Find each line containing the string "this" and return it.
⁂
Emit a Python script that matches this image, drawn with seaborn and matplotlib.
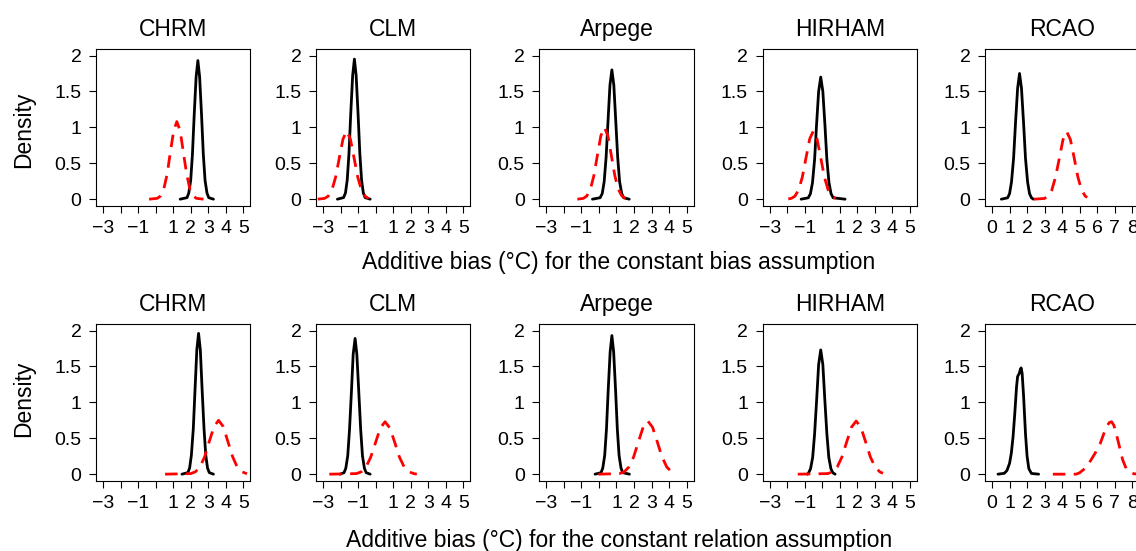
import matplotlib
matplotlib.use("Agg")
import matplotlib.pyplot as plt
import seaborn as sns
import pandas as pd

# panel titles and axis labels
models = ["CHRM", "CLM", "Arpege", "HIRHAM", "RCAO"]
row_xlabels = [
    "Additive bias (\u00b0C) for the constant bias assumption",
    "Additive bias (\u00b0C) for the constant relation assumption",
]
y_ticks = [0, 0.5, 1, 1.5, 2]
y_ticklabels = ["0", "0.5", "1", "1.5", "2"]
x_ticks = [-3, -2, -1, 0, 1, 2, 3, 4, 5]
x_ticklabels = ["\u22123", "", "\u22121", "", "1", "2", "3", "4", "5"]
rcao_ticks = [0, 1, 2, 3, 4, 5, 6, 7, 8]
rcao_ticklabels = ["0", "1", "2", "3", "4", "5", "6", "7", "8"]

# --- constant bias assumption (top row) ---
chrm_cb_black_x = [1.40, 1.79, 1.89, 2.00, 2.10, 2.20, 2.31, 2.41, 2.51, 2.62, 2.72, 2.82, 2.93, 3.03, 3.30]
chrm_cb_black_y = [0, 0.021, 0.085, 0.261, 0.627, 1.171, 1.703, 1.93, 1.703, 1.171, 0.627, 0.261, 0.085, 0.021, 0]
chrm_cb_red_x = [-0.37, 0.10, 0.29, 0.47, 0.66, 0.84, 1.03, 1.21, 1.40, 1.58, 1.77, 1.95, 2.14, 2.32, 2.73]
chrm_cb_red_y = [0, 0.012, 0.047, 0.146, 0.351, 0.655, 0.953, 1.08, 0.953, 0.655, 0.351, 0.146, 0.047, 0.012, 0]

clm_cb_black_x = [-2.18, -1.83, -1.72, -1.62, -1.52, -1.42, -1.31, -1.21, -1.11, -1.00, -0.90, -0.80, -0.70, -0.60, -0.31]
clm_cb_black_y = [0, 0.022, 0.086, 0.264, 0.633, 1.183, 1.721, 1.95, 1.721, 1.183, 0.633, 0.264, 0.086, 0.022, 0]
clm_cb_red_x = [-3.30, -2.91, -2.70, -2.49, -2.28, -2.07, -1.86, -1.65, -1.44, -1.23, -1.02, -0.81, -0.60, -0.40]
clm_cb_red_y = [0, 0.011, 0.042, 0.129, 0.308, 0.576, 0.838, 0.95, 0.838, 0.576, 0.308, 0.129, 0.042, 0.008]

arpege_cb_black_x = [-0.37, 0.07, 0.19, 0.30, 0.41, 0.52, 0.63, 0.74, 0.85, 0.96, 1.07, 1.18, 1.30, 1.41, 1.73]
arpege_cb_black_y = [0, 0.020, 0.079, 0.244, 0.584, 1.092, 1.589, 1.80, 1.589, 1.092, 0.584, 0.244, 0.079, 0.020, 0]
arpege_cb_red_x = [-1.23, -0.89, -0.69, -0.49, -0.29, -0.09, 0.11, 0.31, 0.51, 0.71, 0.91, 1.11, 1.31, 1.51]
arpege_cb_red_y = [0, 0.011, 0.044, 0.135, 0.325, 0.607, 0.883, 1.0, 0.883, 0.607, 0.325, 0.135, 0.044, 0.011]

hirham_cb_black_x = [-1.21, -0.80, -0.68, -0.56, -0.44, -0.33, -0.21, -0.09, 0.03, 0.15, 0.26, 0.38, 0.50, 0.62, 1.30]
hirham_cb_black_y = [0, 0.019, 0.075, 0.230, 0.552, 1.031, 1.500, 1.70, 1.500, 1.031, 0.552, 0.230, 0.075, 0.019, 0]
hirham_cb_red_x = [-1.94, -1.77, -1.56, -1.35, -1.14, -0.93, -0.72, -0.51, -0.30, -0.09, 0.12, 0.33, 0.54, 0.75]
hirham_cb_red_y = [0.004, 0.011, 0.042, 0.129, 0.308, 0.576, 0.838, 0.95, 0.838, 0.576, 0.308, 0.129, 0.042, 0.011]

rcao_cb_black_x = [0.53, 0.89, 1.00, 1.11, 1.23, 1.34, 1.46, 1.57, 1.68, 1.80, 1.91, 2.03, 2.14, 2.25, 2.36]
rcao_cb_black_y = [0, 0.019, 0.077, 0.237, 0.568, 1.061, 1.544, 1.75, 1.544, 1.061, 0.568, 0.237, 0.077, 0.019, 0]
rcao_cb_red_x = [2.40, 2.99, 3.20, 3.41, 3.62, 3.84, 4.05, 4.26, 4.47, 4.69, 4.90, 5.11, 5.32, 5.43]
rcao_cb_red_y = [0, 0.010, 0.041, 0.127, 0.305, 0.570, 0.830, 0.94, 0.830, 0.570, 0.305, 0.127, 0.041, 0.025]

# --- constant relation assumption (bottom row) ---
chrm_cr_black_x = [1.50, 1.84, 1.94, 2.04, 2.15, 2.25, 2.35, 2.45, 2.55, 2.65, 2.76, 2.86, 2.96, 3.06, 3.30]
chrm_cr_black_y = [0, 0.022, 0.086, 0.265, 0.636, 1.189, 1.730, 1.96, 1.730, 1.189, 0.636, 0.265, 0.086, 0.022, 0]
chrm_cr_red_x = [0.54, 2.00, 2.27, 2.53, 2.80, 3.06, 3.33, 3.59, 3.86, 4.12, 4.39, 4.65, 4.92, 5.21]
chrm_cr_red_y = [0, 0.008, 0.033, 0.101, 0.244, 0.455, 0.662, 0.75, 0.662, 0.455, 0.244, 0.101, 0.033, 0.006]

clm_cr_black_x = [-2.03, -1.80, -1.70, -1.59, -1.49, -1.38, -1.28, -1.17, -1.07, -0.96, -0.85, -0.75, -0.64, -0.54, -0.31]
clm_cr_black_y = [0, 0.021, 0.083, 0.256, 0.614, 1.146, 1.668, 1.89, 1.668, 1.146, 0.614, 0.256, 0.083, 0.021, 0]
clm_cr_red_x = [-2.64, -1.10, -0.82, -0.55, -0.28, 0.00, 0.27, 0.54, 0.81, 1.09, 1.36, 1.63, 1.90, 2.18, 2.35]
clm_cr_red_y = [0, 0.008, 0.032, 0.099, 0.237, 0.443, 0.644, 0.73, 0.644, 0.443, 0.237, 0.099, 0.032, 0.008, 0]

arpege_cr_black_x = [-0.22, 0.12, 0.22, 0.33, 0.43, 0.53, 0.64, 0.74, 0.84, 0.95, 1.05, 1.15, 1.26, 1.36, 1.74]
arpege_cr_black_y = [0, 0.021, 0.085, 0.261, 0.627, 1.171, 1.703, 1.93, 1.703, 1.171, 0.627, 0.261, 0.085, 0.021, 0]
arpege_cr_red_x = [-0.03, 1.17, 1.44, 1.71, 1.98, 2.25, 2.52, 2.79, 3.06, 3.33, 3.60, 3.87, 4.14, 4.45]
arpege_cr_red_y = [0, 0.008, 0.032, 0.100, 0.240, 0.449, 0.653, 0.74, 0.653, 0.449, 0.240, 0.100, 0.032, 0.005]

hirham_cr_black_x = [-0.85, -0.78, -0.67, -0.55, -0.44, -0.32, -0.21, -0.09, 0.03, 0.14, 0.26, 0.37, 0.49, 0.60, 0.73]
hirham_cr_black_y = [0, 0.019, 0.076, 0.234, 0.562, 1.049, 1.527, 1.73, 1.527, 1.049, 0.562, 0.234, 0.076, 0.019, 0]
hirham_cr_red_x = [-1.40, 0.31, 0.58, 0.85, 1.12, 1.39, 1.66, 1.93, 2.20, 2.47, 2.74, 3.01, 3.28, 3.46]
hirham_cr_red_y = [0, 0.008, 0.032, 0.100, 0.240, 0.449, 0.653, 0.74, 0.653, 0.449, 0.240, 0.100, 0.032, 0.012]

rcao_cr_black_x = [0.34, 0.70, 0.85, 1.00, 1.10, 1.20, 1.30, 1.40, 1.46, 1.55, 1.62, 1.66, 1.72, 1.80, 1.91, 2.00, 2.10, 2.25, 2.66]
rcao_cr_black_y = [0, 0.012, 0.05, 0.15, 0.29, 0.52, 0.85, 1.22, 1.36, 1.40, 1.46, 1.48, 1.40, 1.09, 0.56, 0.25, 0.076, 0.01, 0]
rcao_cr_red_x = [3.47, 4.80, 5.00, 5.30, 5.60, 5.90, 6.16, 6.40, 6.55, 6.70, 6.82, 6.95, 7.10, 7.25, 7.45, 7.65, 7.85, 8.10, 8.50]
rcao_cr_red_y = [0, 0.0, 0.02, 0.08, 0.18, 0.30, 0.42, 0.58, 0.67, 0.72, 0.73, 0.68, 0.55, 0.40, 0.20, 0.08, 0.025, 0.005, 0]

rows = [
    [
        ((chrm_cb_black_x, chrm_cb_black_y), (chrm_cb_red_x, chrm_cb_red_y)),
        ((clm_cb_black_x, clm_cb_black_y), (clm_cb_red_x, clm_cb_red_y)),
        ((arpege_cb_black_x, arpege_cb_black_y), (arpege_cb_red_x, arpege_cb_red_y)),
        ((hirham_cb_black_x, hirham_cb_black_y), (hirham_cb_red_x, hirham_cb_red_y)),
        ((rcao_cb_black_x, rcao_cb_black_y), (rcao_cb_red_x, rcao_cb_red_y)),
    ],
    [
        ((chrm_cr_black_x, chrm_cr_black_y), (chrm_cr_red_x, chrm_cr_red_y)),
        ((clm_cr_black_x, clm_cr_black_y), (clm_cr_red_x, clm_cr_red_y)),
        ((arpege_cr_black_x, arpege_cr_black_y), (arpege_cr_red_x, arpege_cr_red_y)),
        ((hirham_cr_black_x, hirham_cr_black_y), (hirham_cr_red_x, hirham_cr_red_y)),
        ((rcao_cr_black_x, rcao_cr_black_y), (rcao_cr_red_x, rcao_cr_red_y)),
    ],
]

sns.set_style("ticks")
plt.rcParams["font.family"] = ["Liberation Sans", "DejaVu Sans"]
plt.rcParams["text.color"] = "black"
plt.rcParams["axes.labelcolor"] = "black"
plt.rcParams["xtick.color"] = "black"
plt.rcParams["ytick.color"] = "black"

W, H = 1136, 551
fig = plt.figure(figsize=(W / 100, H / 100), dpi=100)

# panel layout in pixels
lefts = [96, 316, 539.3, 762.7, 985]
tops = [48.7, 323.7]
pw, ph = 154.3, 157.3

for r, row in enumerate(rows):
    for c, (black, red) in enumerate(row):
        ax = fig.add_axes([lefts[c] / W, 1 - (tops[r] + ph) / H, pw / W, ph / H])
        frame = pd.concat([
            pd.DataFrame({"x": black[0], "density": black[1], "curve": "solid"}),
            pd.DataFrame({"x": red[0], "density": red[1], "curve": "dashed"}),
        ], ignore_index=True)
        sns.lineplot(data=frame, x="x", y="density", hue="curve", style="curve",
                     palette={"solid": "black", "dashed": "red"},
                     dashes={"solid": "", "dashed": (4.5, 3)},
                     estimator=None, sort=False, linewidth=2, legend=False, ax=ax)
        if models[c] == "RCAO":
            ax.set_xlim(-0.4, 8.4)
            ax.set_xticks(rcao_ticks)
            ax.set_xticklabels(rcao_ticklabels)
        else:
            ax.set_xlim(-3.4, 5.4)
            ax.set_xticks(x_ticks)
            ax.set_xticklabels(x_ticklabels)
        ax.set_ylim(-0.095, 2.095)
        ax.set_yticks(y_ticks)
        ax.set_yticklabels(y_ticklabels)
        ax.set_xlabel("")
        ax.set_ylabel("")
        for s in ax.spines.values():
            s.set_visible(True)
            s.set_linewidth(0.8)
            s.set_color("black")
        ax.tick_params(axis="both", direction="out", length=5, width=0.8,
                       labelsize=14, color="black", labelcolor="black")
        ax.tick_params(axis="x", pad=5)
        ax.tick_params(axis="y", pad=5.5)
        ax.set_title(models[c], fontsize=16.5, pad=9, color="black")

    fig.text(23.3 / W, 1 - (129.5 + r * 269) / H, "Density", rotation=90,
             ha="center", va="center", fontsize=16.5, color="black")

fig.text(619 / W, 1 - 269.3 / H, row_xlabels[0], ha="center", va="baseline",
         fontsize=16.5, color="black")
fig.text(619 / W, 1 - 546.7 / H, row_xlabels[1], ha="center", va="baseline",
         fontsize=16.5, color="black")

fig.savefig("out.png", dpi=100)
⁂
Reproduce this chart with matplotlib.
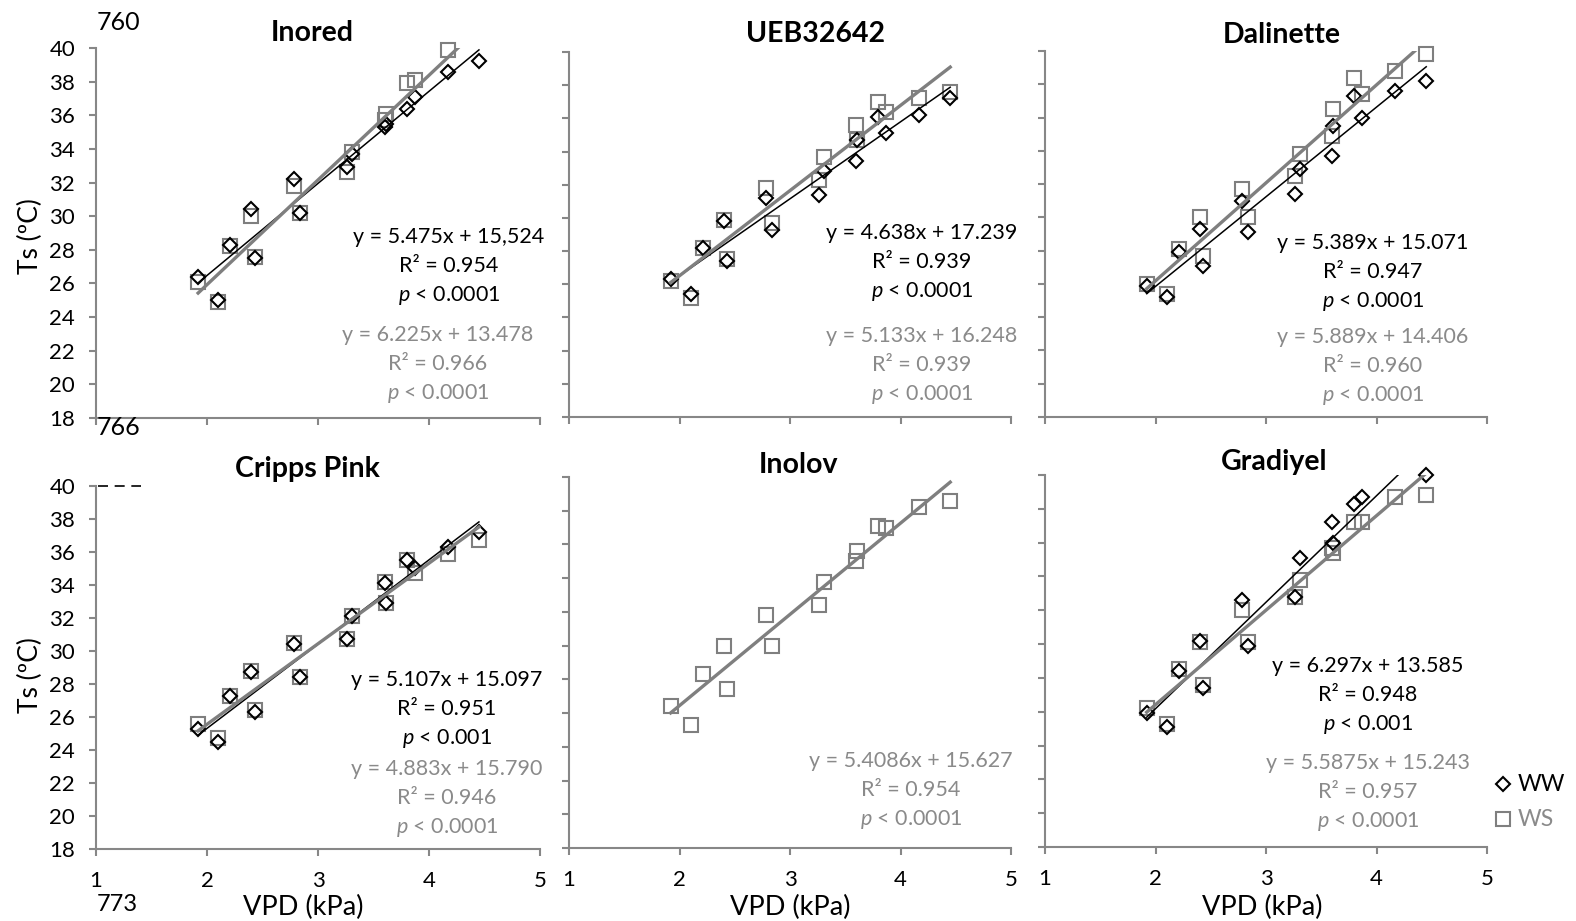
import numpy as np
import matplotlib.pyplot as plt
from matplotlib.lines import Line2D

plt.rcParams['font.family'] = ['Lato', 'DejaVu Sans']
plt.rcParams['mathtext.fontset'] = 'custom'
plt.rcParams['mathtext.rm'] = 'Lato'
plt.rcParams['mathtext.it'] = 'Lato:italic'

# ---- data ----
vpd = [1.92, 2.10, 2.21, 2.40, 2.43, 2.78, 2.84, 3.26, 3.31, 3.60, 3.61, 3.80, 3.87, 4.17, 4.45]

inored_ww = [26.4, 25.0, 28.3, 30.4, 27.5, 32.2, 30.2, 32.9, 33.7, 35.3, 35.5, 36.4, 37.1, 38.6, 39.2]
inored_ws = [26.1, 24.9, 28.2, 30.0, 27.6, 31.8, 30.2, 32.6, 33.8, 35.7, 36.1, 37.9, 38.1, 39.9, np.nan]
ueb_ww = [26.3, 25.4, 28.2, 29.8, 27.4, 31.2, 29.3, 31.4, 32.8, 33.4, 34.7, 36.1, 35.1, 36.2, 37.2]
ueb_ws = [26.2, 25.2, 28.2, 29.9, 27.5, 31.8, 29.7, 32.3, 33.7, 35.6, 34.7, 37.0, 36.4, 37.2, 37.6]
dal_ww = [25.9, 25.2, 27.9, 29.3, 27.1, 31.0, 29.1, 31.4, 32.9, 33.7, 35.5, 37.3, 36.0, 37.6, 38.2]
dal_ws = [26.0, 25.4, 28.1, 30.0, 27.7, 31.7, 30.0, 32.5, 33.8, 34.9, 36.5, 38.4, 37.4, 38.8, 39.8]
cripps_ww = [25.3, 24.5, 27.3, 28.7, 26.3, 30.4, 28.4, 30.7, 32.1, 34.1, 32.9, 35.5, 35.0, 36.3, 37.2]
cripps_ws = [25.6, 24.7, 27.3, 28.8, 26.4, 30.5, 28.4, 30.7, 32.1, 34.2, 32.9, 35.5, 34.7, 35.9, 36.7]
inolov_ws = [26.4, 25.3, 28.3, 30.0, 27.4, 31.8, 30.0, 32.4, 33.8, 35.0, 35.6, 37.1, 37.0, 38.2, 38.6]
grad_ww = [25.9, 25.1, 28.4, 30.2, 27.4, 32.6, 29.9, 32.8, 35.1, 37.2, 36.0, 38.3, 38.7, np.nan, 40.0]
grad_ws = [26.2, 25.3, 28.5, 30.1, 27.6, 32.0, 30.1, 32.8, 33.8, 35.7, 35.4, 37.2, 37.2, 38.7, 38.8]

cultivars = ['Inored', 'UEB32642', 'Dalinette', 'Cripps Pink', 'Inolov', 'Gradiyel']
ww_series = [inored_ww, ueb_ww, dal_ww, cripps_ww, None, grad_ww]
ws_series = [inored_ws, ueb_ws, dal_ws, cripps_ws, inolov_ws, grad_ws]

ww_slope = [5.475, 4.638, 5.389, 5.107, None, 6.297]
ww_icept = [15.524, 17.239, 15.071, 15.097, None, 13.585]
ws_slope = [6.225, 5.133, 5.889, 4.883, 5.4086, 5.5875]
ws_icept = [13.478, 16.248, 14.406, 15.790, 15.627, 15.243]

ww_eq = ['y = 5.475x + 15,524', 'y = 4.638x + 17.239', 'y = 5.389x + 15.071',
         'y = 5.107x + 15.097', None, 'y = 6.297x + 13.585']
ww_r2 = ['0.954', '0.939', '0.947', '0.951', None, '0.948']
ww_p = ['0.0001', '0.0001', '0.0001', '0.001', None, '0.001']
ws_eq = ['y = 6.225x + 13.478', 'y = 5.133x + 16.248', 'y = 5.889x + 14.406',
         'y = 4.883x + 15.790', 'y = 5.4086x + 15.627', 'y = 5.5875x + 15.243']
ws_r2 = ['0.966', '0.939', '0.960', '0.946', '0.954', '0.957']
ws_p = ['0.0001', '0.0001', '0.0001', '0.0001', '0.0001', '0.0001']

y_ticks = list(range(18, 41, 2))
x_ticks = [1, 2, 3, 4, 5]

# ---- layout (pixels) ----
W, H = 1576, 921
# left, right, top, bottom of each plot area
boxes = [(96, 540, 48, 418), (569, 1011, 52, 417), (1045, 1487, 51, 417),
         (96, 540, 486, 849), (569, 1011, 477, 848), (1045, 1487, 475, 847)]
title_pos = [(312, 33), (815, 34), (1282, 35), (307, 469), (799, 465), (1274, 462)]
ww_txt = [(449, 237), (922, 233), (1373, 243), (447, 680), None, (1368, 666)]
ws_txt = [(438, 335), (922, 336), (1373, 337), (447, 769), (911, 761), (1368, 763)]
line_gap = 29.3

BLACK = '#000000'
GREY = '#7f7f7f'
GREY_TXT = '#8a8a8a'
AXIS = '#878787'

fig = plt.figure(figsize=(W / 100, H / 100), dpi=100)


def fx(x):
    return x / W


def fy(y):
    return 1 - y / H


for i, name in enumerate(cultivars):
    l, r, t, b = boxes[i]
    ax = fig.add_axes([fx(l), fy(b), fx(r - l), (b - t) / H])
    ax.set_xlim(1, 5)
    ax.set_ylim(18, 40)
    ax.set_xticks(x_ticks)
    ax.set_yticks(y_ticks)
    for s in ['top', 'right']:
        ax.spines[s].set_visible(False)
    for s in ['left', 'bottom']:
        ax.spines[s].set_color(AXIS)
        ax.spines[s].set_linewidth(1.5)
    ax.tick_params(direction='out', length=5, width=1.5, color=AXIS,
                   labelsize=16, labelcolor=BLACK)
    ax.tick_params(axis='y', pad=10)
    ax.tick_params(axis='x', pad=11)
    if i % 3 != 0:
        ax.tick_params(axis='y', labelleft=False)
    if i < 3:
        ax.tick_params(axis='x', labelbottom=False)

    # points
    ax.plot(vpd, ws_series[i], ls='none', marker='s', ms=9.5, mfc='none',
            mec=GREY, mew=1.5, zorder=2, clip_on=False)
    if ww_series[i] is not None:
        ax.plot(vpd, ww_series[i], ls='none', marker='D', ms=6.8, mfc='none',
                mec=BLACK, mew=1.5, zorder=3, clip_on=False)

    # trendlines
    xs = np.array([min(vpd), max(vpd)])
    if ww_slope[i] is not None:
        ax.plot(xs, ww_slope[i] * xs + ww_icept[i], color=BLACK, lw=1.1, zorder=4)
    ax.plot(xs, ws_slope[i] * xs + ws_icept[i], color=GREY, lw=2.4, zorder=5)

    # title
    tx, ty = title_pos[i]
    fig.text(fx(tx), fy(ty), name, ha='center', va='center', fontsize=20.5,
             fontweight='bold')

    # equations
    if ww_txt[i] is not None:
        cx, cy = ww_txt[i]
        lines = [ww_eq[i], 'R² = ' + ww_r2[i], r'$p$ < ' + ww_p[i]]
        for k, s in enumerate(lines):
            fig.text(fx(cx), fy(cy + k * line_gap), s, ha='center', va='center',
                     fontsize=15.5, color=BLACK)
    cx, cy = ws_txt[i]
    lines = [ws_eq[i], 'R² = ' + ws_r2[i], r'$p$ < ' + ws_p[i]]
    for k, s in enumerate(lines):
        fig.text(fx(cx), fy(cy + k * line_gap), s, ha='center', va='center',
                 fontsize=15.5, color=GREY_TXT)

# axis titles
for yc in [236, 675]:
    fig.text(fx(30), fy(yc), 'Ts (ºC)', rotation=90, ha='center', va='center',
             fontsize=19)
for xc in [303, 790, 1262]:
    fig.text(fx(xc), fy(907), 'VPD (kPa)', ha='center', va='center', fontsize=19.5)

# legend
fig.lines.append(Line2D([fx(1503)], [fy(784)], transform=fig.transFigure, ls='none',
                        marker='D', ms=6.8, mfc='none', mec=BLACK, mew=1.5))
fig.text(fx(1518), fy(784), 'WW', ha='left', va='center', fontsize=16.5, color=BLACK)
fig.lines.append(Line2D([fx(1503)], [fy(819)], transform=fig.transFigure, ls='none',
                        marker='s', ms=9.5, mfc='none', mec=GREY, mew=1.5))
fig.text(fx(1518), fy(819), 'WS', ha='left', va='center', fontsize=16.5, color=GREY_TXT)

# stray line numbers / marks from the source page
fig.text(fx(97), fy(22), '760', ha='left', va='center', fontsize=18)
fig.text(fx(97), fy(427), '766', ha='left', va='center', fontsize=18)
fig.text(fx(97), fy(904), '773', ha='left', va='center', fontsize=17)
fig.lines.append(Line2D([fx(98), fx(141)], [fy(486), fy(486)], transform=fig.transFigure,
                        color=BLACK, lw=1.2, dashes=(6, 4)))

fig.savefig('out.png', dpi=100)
⁂
Completed exercise:
Emit a Python script that matches this image, drawn with seaborn and matplotlib.
Reproduce this chart with matplotlib.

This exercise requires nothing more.